There are dozens of moving parts in Phata Poster Nikla Hero, but writer-director Rajkumar Santoshi keeps everything under control. As opposed to another recent comedy of errors, Chennai Express, Santoshi pays careful attention to continuity. He doesn’t introduce side characters for temporary plot convenience; all of the friends and enemies Vishwas makes along the way are with him ’til the end.

This is great, because there are some very funny supporting characters in Phata Poster Nikla Hero. Upon arriving in Mumbai, Vishwas rents a room in a guest house run by Yogi (Sanjay Mishra), a screenplay guru who “almost” wrote a number of hit films. Yogi and the other aspiring actors who rent rooms from him help Vishwas keep the truth from his mom. The only downside is that all of the other renters are terrible actors.

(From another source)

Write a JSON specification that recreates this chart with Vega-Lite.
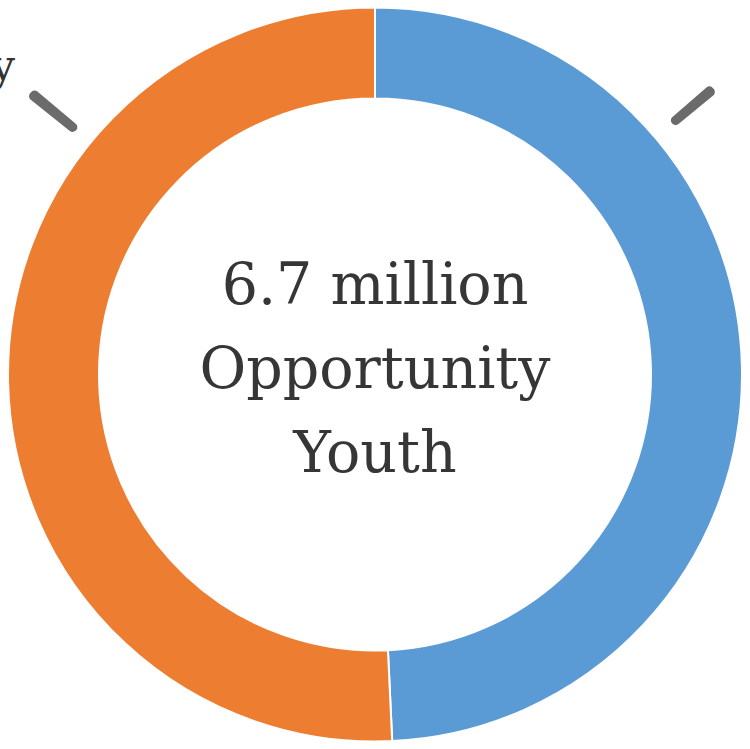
{
  "$schema": "https://vega.github.io/schema/vega-lite/v6.json",
  "width": 750,
  "height": 749,
  "autosize": {"type": "none"},
  "padding": 0,
  "background": "white",
  "config": {"view": {"stroke": null}},
  "layer": [
    {
      "data": {"values": [
        {"group": "Under-attached", "millions": 3.3, "order": 1},
        {"group": "Chronically disconnected", "millions": 3.4, "order": 2}
      ]},
      "mark": {"type": "arc", "innerRadius": 276, "outerRadius": 367, "stroke": "white", "strokeWidth": 2},
      "encoding": {
        "theta": {"field": "millions", "type": "quantitative", "stack": true},
        "order": {"field": "order", "type": "quantitative"},
        "color": {"field": "group", "type": "nominal", "legend": null,
          "scale": {"domain": ["Under-attached", "Chronically disconnected"], "range": ["#5b9bd5", "#ed7d31"]}}
      }
    },
    {
      "data": {"values": [{"tick": "left"}]},
      "mark": {"type": "arc", "theta": 5.386, "theta2": 5.410, "innerRadius": 386, "outerRadius": 445, "cornerRadius": 4.5, "color": "#6b6b6b"},
      "encoding": {}
    },
    {
      "data": {"values": [{"tick": "right"}]},
      "mark": {"type": "arc", "theta": 0.857, "theta2": 0.881, "innerRadius": 389, "outerRadius": 443, "cornerRadius": 4.5, "color": "#6b6b6b"},
      "encoding": {}
    },
    {
      "data": {"values": [{"label": "Chronically"}]},
      "mark": {"type": "text", "theta": 5.398, "radius": 465, "align": "right", "baseline": "alphabetic", "font": "DejaVu Serif", "fontSize": 42, "color": "#333333"},
      "encoding": {"text": {"field": "label", "type": "nominal"}}
    },
    {
      "data": {"values": [{"label": "Under-attached"}]},
      "mark": {"type": "text", "theta": 1.012, "radius": 442, "align": "left", "baseline": "alphabetic", "font": "DejaVu Serif", "fontSize": 42, "color": "#333333"},
      "encoding": {"text": {"field": "label", "type": "nominal"}}
    },
    {
      "data": {"values": [{"line1": "6.7 million", "line2": "Opportunity", "line3": "Youth"}]},
      "mark": {"type": "text", "theta": 0, "radius": 0, "align": "center", "baseline": "middle", "dy": -88, "lineHeight": 84, "font": "DejaVu Serif", "fontSize": 57, "color": "#363636"},
      "encoding": {"text": {"value": ["6.7 million", "Opportunity", "Youth"]}}
    }
  ]
}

Kajal (Ileana D’Cruz) is another character who creates headaches for Vishwas in her attempts to help him. She mistakes Vishwas for a real police officer, setting up the accidental heroics that bring him unwanted notoriety. D’Cruz’s plucky earnestness makes dynamic Kajal a perfect foil and love interest for poor Vishwas, who’s just trying to keep his ruse from falling apart.

The cops and robbers generate some good laughs, too: Saurabh Shukla as a local don enamored of Vishwas’s fighting skills; Darshan Jariwala as flustered Police Commissioner Khare; and Zakir Hussain as Officer Ghorpade, a man whose loyalty is divided because he’s getting paid by both the police and the gangsters.

Of course none of this works if Vishwas is a dud, but Shahid Kapoor gives a funny and charming performance. All of his hammy bits in the trailer make sense in context, and Kapoor fashions Vishwas as a good guy torn between doing the right thing and following his heart. This is easily my favorite performance by Kapoor.

In addition to busting out some of the exciting dance moves for which Kapoor is renowned, he gets to show off his physicality in several funny fight scenes. Given that Vishwas is a boy raised on movies, all of the fights have a deliberately over-the-top, cinematic style. It’s so obvious when Kapoor is wearing a harness, it’s as though Santoshi is winking at the audience. The film’s title comes from an early scene in which Vishwas leaps through a movie poster to rescue a woman, as though he’s a celluloid hero made flesh.

Santoshi deserves the most credit for the success of Phata Poster Nikla Hero. He gives the audience exactly what they’ve come to expect over the years — Parental conflict! Gangsters! An abrupt tone change in the second half! A dance number featuring a woman in a ball gown on a beach! — but he does it on his own terms. There’s a great moment at the end where Vishwas lists all of the filmy plot points he’s hit during his journey. Such self-awareness is refreshing.